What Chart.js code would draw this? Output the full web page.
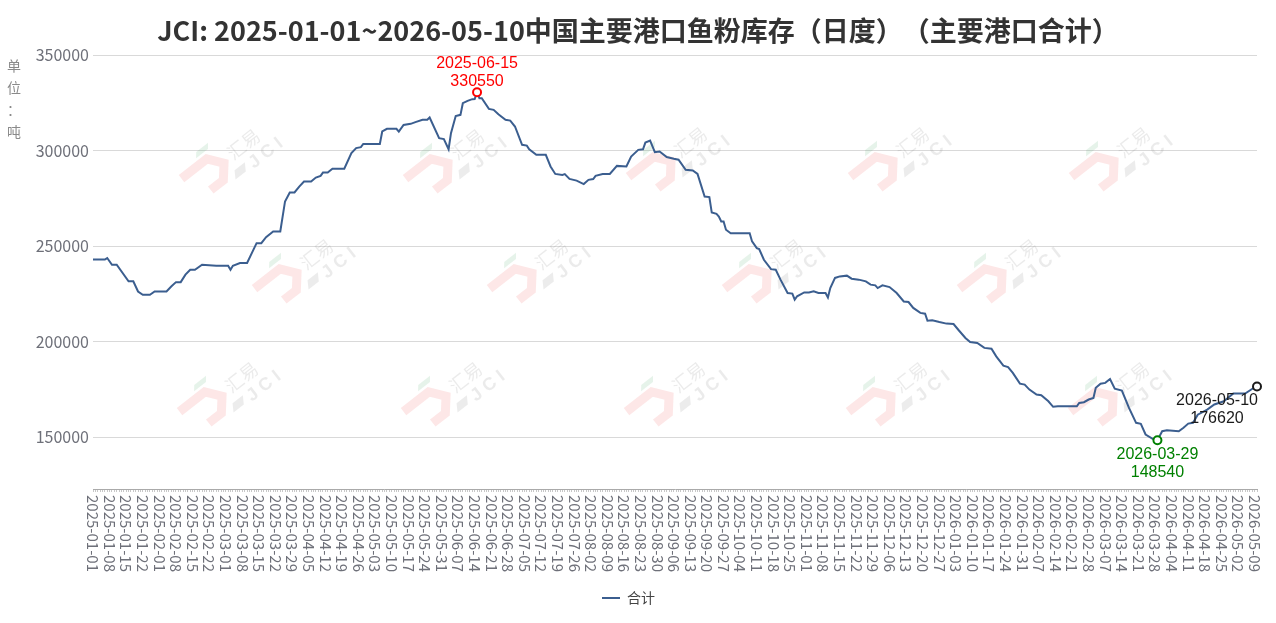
<!DOCTYPE html>
<html>
<head>
<meta charset="utf-8">
<title>中国主要港口鱼粉库存（日度）</title>
<script src="https://cdn.jsdelivr.net/npm/chart.js@4.4.1/dist/chart.umd.min.js"></script>
<style>
  html, body { margin: 0; padding: 0; background: #fff; }
  #wrap { width: 1276px; height: 623px; }
</style>
</head>
<body>
<div id="wrap"><canvas id="fishmealStock" width="1276" height="623"></canvas></div>
<script>
"use strict";

// ---- data ----
// title is kept in two pieces so the browser does not squeeze the "）（" pair
var titleParts = ["JCI: 2025-01-01~2026-05-10中国主要港口鱼粉库存（日度）", "（主要港口合计）"];
var unitChars = ["单", "位", "：", "吨"];
var seriesName = "合计";
var firstDay = "2025-01-01";
var lastDay = "2026-05-10";
var skippedDays = ["2025-01-28", "2025-01-29", "2025-01-30"];
var yTicks = [150000, 200000, 250000, 300000, 350000];

var sampleDates = [
    "2025-01-01", "2025-01-06", "2025-01-07", "2025-01-09", "2025-01-11", "2025-01-16", "2025-01-18", "2025-01-20",
    "2025-01-22", "2025-01-25", "2025-01-27", "2025-02-04", "2025-02-06", "2025-02-08", "2025-02-10", "2025-02-12",
    "2025-02-14", "2025-02-16", "2025-02-19", "2025-02-25", "2025-03-02", "2025-03-03", "2025-03-04", "2025-03-07",
    "2025-03-10", "2025-03-14", "2025-03-16", "2025-03-18", "2025-03-21", "2025-03-24", "2025-03-26", "2025-03-28",
    "2025-03-30", "2025-04-01", "2025-04-03", "2025-04-06", "2025-04-08", "2025-04-10", "2025-04-11", "2025-04-13",
    "2025-04-15", "2025-04-20", "2025-04-23", "2025-04-25", "2025-04-27", "2025-04-28", "2025-05-05", "2025-05-06",
    "2025-05-08", "2025-05-12", "2025-05-13", "2025-05-15", "2025-05-18", "2025-05-20", "2025-05-23", "2025-05-25",
    "2025-05-26", "2025-05-30", "2025-06-01", "2025-06-03", "2025-06-04", "2025-06-06", "2025-06-08", "2025-06-09",
    "2025-06-11", "2025-06-13", "2025-06-14", "2025-06-15", "2025-06-16", "2025-06-17", "2025-06-20", "2025-06-22",
    "2025-06-24", "2025-06-27", "2025-06-29", "2025-07-01", "2025-07-04", "2025-07-06", "2025-07-07", "2025-07-10",
    "2025-07-14", "2025-07-16", "2025-07-18", "2025-07-21", "2025-07-22", "2025-07-24", "2025-07-27", "2025-07-30",
    "2025-08-01", "2025-08-03", "2025-08-04", "2025-08-07", "2025-08-10", "2025-08-13", "2025-08-17", "2025-08-19",
    "2025-08-22", "2025-08-24", "2025-08-25", "2025-08-27", "2025-08-29", "2025-08-31", "2025-09-03", "2025-09-06",
    "2025-09-08", "2025-09-11", "2025-09-14", "2025-09-16", "2025-09-19", "2025-09-21", "2025-09-22", "2025-09-24",
    "2025-09-25", "2025-09-26", "2025-09-27", "2025-09-28", "2025-09-30", "2025-10-08", "2025-10-09", "2025-10-11",
    "2025-10-12", "2025-10-14", "2025-10-17", "2025-10-19", "2025-10-21", "2025-10-24", "2025-10-26", "2025-10-27",
    "2025-10-28", "2025-10-31", "2025-11-02", "2025-11-04", "2025-11-06", "2025-11-09", "2025-11-10", "2025-11-11",
    "2025-11-13", "2025-11-15", "2025-11-18", "2025-11-20", "2025-11-23", "2025-11-26", "2025-11-28", "2025-11-30",
    "2025-12-01", "2025-12-03", "2025-12-06", "2025-12-09", "2025-12-12", "2025-12-14", "2025-12-16", "2025-12-19",
    "2025-12-21", "2025-12-22", "2025-12-24", "2025-12-27", "2025-12-30", "2026-01-02", "2026-01-04", "2026-01-07",
    "2026-01-09", "2026-01-12", "2026-01-15", "2026-01-18", "2026-01-20", "2026-01-23", "2026-01-25", "2026-01-27",
    "2026-01-30", "2026-02-01", "2026-02-03", "2026-02-06", "2026-02-08", "2026-02-11", "2026-02-13", "2026-02-15",
    "2026-02-23", "2026-02-24", "2026-02-26", "2026-02-28", "2026-03-02", "2026-03-03", "2026-03-05", "2026-03-07",
    "2026-03-09", "2026-03-11", "2026-03-14", "2026-03-17", "2026-03-20", "2026-03-22", "2026-03-24", "2026-03-27",
    "2026-03-28", "2026-03-29", "2026-03-31", "2026-04-02", "2026-04-07", "2026-04-09", "2026-04-11", "2026-04-13",
    "2026-04-15", "2026-04-19", "2026-04-22", "2026-04-26", "2026-04-30", "2026-05-05", "2026-05-09", "2026-05-10"
];

// stock in tonnes, same order as sampleDates
var stockTons = [
    243000, 243000, 243800, 240300, 240300, 231600, 231600, 226300,
    224600, 224600, 226300, 226300, 228900, 231200, 231200, 235100,
    237700, 237700, 240300, 239800, 239800, 237700, 239800, 241200,
    241200, 251600, 251600, 254700, 257700, 257700, 273400, 278100,
    278100, 281200, 283800, 283800, 285900, 286800, 288500, 288500,
    290500, 290500, 298700, 301300, 301800, 303500, 303500, 310000,
    311400, 311400, 309900, 313400, 314000, 314900, 316100, 316100,
    317300, 306500, 306000, 300700, 309100, 318100, 318700, 324800,
    326000, 326900, 327000, 330550, 327400, 327400, 321800, 321300,
    319000, 316100, 315700, 312600, 303000, 302600, 300700, 297800,
    297800, 291700, 287800, 287300, 287700, 285200, 284300, 282500,
    284700, 285100, 286800, 287700, 287800, 292000, 291700, 296900,
    300400, 300700, 304200, 305200, 299200, 299500, 296600, 295700,
    295200, 290000, 289600, 287800, 276000, 275700, 267600, 266900,
    265500, 262900, 262900, 258600, 256800, 256800, 252500, 249000,
    248500, 242900, 238000, 237700, 232500, 225500, 225200, 222000,
    223800, 225800, 225800, 226400, 225500, 225500, 223200, 228100,
    233400, 234200, 234600, 233000, 232500, 231600, 229900, 229500,
    228100, 229500, 228600, 225500, 221100, 220800, 217700, 215100,
    214700, 211000, 211200, 210300, 209500, 209300, 206300, 202000,
    199900, 199400, 196800, 196400, 192400, 187500, 186800, 183700,
    178100, 177600, 175000, 172400, 172000, 168900, 166000, 166300,
    166300, 168000, 168400, 169800, 170600, 175900, 178100, 178500,
    180500, 175500, 174500, 165400, 157600, 157100, 151500, 149200,
    148900, 148540, 153200, 153700, 153200, 155000, 157200, 157600,
    161900, 164500, 167200, 168900, 172900, 172900, 176200, 176620
];

// labelled points: highest, lowest, latest
var markDates = ["2025-06-15", "2026-03-29", "2026-05-10"];
var markColors = ["#ff0000", "#008000", "#1a1a1a"];

// ---- helpers ----
function dayList(from, to, skip) {
    var out = [];
    var d = new Date(from + "T00:00:00Z");
    var end = new Date(to + "T00:00:00Z");
    while (d <= end) {
        var s = d.toISOString().slice(0, 10);
        if (skip.indexOf(s) < 0) out.push(s);
        d.setUTCDate(d.getUTCDate() + 1);
    }
    return out;
}

var categories = dayList(firstDay, lastDay, skippedDays);
var lineData = categories.map(function(c) {
    var k = sampleDates.indexOf(c);
    return k < 0 ? null : stockTons[k];
});

function markIndex(i) {
    return markDates.indexOf(categories[i]);
}

var LINE = "#3b5e8f";
var AXIS_TEXT = "#6e7079";
var CJK = "'Noto Sans CJK SC', 'Noto Sans', sans-serif";
var LATIN = "'Liberation Sans', Arial, sans-serif";

// watermark lattice (screen spots)
var wmSpots = [
    [232, 162], [456, 162], [679, 160], [901, 160], [1122, 160],
    [305, 272], [540, 272], [775, 272], [1010, 272],
    [230, 395], [454, 395], [677, 395], [899, 395], [1121, 395]
];

function drawLogo(ctx, x, y) {
    ctx.save();
    ctx.translate(x, y);
    ctx.rotate(-38 * Math.PI / 180);
    ctx.lineJoin = "miter";
    ctx.strokeStyle = "rgba(240, 70, 70, 0.13)";
    ctx.lineWidth = 9;
    ctx.beginPath();
    ctx.moveTo(-50, -18);
    ctx.lineTo(-18, -18);
    ctx.lineTo(-7, -4);
    ctx.lineTo(-18, 9);
    ctx.lineTo(-34, 9);
    ctx.stroke();
    ctx.fillStyle = "rgba(60, 160, 90, 0.13)";
    ctx.beginPath();
    ctx.moveTo(-22, -30); ctx.lineTo(-7, -30); ctx.lineTo(-11, -25); ctx.lineTo(-26, -25);
    ctx.closePath();
    ctx.fill();
    ctx.fillStyle = "rgba(110, 110, 110, 0.13)";
    ctx.beginPath();
    ctx.moveTo(-3, 8); ctx.lineTo(10, 8); ctx.lineTo(5, 16); ctx.lineTo(-8, 16);
    ctx.closePath();
    ctx.fill();
    ctx.textAlign = "center";
    ctx.textBaseline = "middle";
    ctx.fillStyle = "rgba(130, 130, 130, 0.16)";
    ctx.font = "18px " + CJK;
    ctx.fillText("汇易", 20, -7);
    ctx.font = "bold 18px " + LATIN;
    ctx.fillText("J C I", 32, 14);
    ctx.restore();
}

var decorations = {
    id: "decorations",
    beforeDatasetsDraw: function(chart) {
        var ctx = chart.ctx, a = chart.chartArea;
        ctx.save();
        ctx.beginPath();
        ctx.rect(a.left, a.top, a.right - a.left, a.bottom - a.top);
        ctx.clip();
        wmSpots.forEach(function(p) { drawLogo(ctx, p[0], p[1]); });
        ctx.restore();
    },
    afterDraw: function(chart) {
        var ctx = chart.ctx, a = chart.chartArea;
        var xs = chart.scales.x, ys = chart.scales.y;
        ctx.save();

        // title, drawn piece by piece
        ctx.fillStyle = "#333";
        ctx.font = "bold 27px " + CJK;
        ctx.textAlign = "left";
        ctx.textBaseline = "alphabetic";
        var widths = titleParts.map(function(t) { return ctx.measureText(t).width; });
        var tx = chart.width / 2 - (widths[0] + widths[1]) / 2;
        titleParts.forEach(function(t, i) {
            ctx.fillText(t, tx, 41);
            tx += widths[i];
        });

        // unit, one character per row
        ctx.fillStyle = "#8a8a8a";
        ctx.font = "14px " + CJK;
        ctx.textAlign = "center";
        ctx.textBaseline = "middle";
        unitChars.forEach(function(ch, i) {
            ctx.fillText(ch, 14, 66 + i * 22);
        });

        // date labels, every 7th day, turned clockwise
        ctx.fillStyle = AXIS_TEXT;
        ctx.font = "15px " + CJK;
        ctx.textAlign = "left";
        for (var i = 0; i < categories.length; i += 7) {
            ctx.save();
            ctx.translate(xs.getPixelForValue(i), a.bottom + 6);
            ctx.rotate(Math.PI / 2);
            ctx.fillText(categories[i], 0, 0);
            ctx.restore();
        }

        // labels for the marked points
        ctx.font = "16px " + LATIN;
        ctx.textAlign = "center";
        markDates.forEach(function(md, k) {
            var idx = categories.indexOf(md);
            var v = lineData[idx];
            var px = Math.min(xs.getPixelForValue(idx), a.right - 40);
            var py = ys.getPixelForValue(v);
            var up = k === 0;
            ctx.fillStyle = markColors[k];
            ctx.fillText(md, px, up ? py - 29 : py + 14);
            ctx.fillText(String(v), px, up ? py - 11 : py + 32);
        });
        ctx.restore();
    }
};

var chart = new Chart(document.getElementById("fishmealStock").getContext("2d"), {
    type: "line",
    data: {
        labels: categories,
        datasets: [{
            label: seriesName,
            data: lineData,
            spanGaps: true,
            tension: 0,
            borderColor: LINE,
            backgroundColor: LINE,
            borderWidth: 2,
            fill: false,
            pointRadius: function(c) { return markIndex(c.dataIndex) < 0 ? 0 : 4; },
            pointHoverRadius: function(c) { return markIndex(c.dataIndex) < 0 ? 0 : 4; },
            pointBorderWidth: 2,
            pointBorderColor: function(c) {
                var k = markIndex(c.dataIndex);
                return k < 0 ? LINE : markColors[k];
            },
            pointBackgroundColor: "#fff"
        }]
    },
    options: {
        responsive: false,
        animation: false,
        events: [],
        layout: { padding: { top: 55, right: 19, bottom: 8, left: 0 } },
        plugins: {
            title: { display: false },
            tooltip: { enabled: false },
            legend: {
                position: "bottom",
                labels: {
                    usePointStyle: true,
                    pointStyle: "line",
                    pointStyleWidth: 18,
                    color: "#444",
                    font: { family: CJK, size: 14 },
                    padding: 10
                }
            }
        },
        scales: {
            x: {
                type: "category",
                offset: false,
                ticks: { display: false },
                grid: { drawOnChartArea: false, drawTicks: true, tickLength: 3, color: "#c8c8c8" },
                border: { color: "#aaaaaa" },
                afterFit: function(scale) { scale.height = 92; }
            },
            y: {
                min: 123000,
                max: 350000,
                afterBuildTicks: function(scale) {
                    scale.ticks = yTicks.map(function(v) { return { value: v }; });
                },
                ticks: {
                    padding: 4,
                    color: AXIS_TEXT,
                    font: { family: CJK, size: 16 },
                    callback: function(v) { return String(v); }
                },
                grid: { color: "#d9d9d9", drawTicks: false },
                border: { display: false },
                afterFit: function(scale) { scale.width = 93; }
            }
        }
    },
    plugins: [decorations]
});
</script>
</body>
</html>
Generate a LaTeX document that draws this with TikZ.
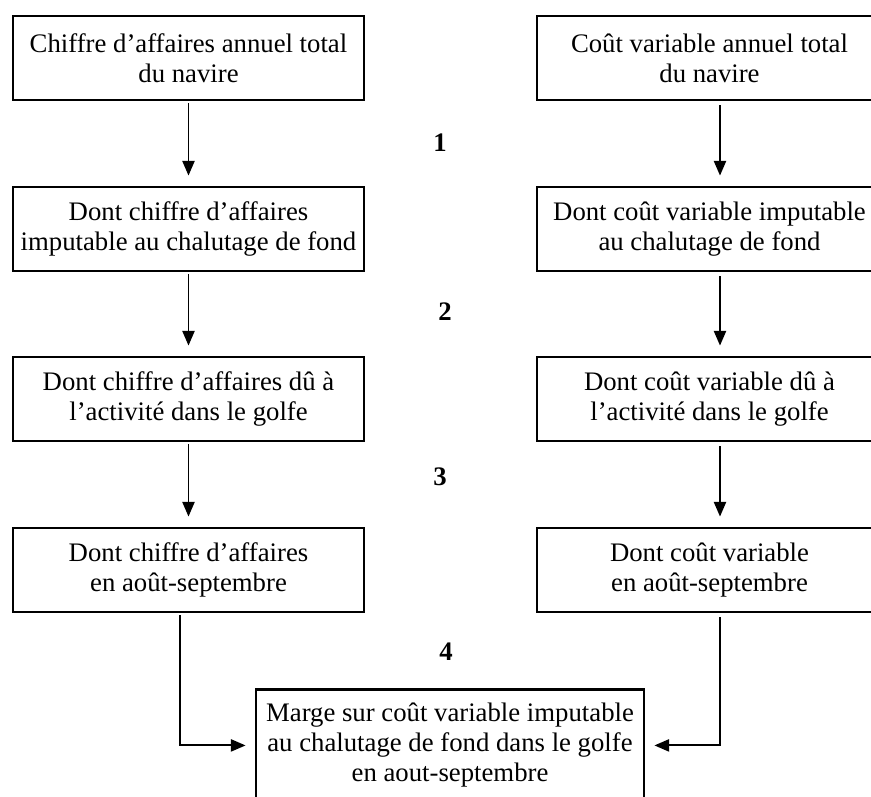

────────

[STATED PROBLEM]: Take the lines from the first line of the entries through the line with "var yTicks = [150000, 200000, 250000, 300000, 350000];", inclusive, and give them again exactly, minus any pictures.

[TASK ANSWER]:
What Chart.js code would draw this? Output the full web page.
<!DOCTYPE html>
<html>
<head>
<meta charset="utf-8">
<title>中国主要港口鱼粉库存（日度）</title>
<script src="https://cdn.jsdelivr.net/npm/chart.js@4.4.1/dist/chart.umd.min.js"></script>
<style>
  html, body { margin: 0; padding: 0; background: #fff; }
  #wrap { width: 1276px; height: 623px; }
</style>
</head>
<body>
<div id="wrap"><canvas id="fishmealStock" width="1276" height="623"></canvas></div>
<script>
"use strict";

// ---- data ----
// title is kept in two pieces so the browser does not squeeze the "）（" pair
var titleParts = ["JCI: 2025-01-01~2026-05-10中国主要港口鱼粉库存（日度）", "（主要港口合计）"];
var unitChars = ["单", "位", "：", "吨"];
var seriesName = "合计";
var firstDay = "2025-01-01";
var lastDay = "2026-05-10";
var skippedDays = ["2025-01-28", "2025-01-29", "2025-01-30"];
var yTicks = [150000, 200000, 250000, 300000, 350000];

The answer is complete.